## Given material
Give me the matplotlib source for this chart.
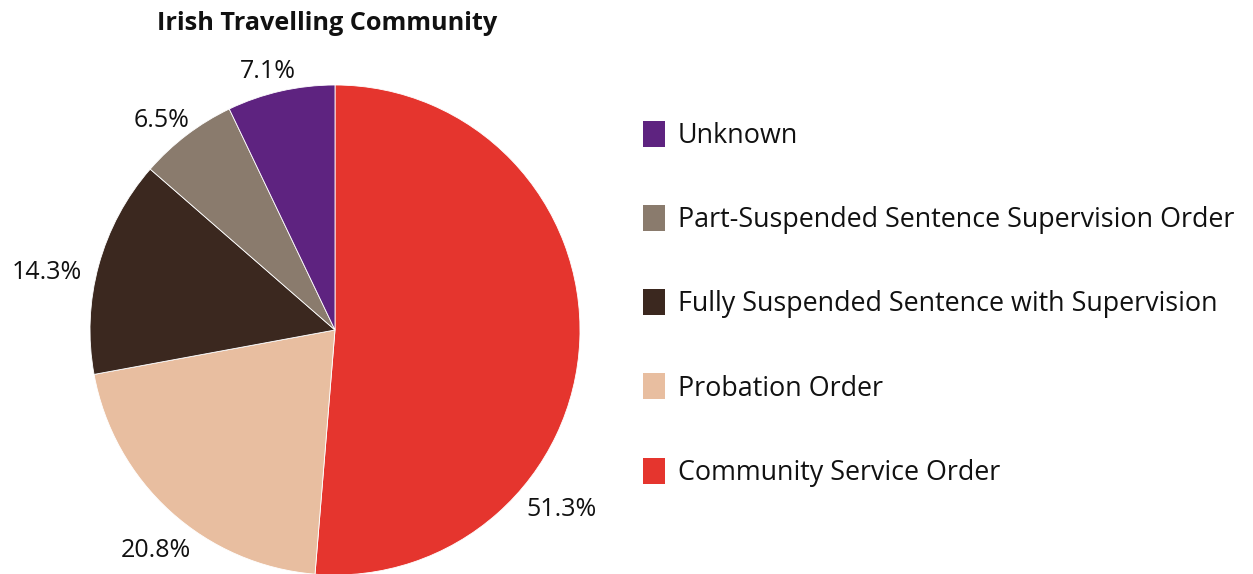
import numpy as np
import matplotlib.pyplot as plt
from matplotlib.patches import Patch

plt.rcParams['font.family'] = ['Open Sans', 'DejaVu Sans']

# pie order: clockwise from 12 o'clock
categories = ["Community Service Order", "Probation Order",
              "Fully Suspended Sentence with Supervision",
              "Part-Suspended Sentence Supervision Order", "Unknown"]
shares = [51.3, 20.8, 14.3, 6.5, 7.1]
colours = ["#E5352E", "#E8BEA0", "#3B281F", "#8A7B6D", "#5E2380"]

W, H = 1253, 574
fig = plt.figure(figsize=(W / 100, H / 100), dpi=100)

# pie centre (335, 330) px, radius 245 px
cx, cy, r = 335, 330, 245
ax = fig.add_axes([(cx - r) / W, (H - cy - r) / H, 2 * r / W, 2 * r / H])
wedges, _ = ax.pie(shares, colors=colours, startangle=90, counterclock=False,
                   wedgeprops=dict(linewidth=0.6, edgecolor="white"))
ax.set_xlim(-1, 1)
ax.set_ylim(-1, 1)
ax.set_aspect("equal")
ax.set_clip_on(False)

# percentage labels, placed around each wedge
label_dist = [1.18, 1.16, 1.2, 1.11, 1.09]
label_shift = [-36, 3, 4, 2.5, 1.8]  # degrees added to the wedge midpoint
for w, s, d, sh in zip(wedges, shares, label_dist, label_shift):
    ang = np.deg2rad((w.theta1 + w.theta2) / 2 + sh)
    ax.text(d * np.cos(ang), d * np.sin(ang), f"{s}%", ha="center", va="center",
            fontsize=18, color="#111111", clip_on=False)

fig.text(327 / W, 1 - 24 / H, "Irish Travelling Community", ha="center", va="center",
         fontsize=18.2, fontweight="bold", color="#111111")

handles = [Patch(facecolor=c) for c in colours][::-1]
fig.legend(handles, categories[::-1], loc="upper left",
           bbox_to_anchor=(643 / W, 1 - 121 / H), frameon=False,
           fontsize=19.4, handlelength=0.82, handleheight=1.11, handletextpad=0.48,
           labelspacing=2.04, borderaxespad=0, borderpad=0, labelcolor="#111111")

fig.savefig("out.png", dpi=100)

## What you have to do
Only the lines from the start of the material through the line containing "fig = plt.figure(figsize=(W" should be transcribed. Pictures stay out.

## Response
Give me the matplotlib source for this chart.
import numpy as np
import matplotlib.pyplot as plt
from matplotlib.patches import Patch

plt.rcParams['font.family'] = ['Open Sans', 'DejaVu Sans']

# pie order: clockwise from 12 o'clock
categories = ["Community Service Order", "Probation Order",
              "Fully Suspended Sentence with Supervision",
              "Part-Suspended Sentence Supervision Order", "Unknown"]
shares = [51.3, 20.8, 14.3, 6.5, 7.1]
colours = ["#E5352E", "#E8BEA0", "#3B281F", "#8A7B6D", "#5E2380"]

W, H = 1253, 574
fig = plt.figure(figsize=(W / 100, H / 100), dpi=100)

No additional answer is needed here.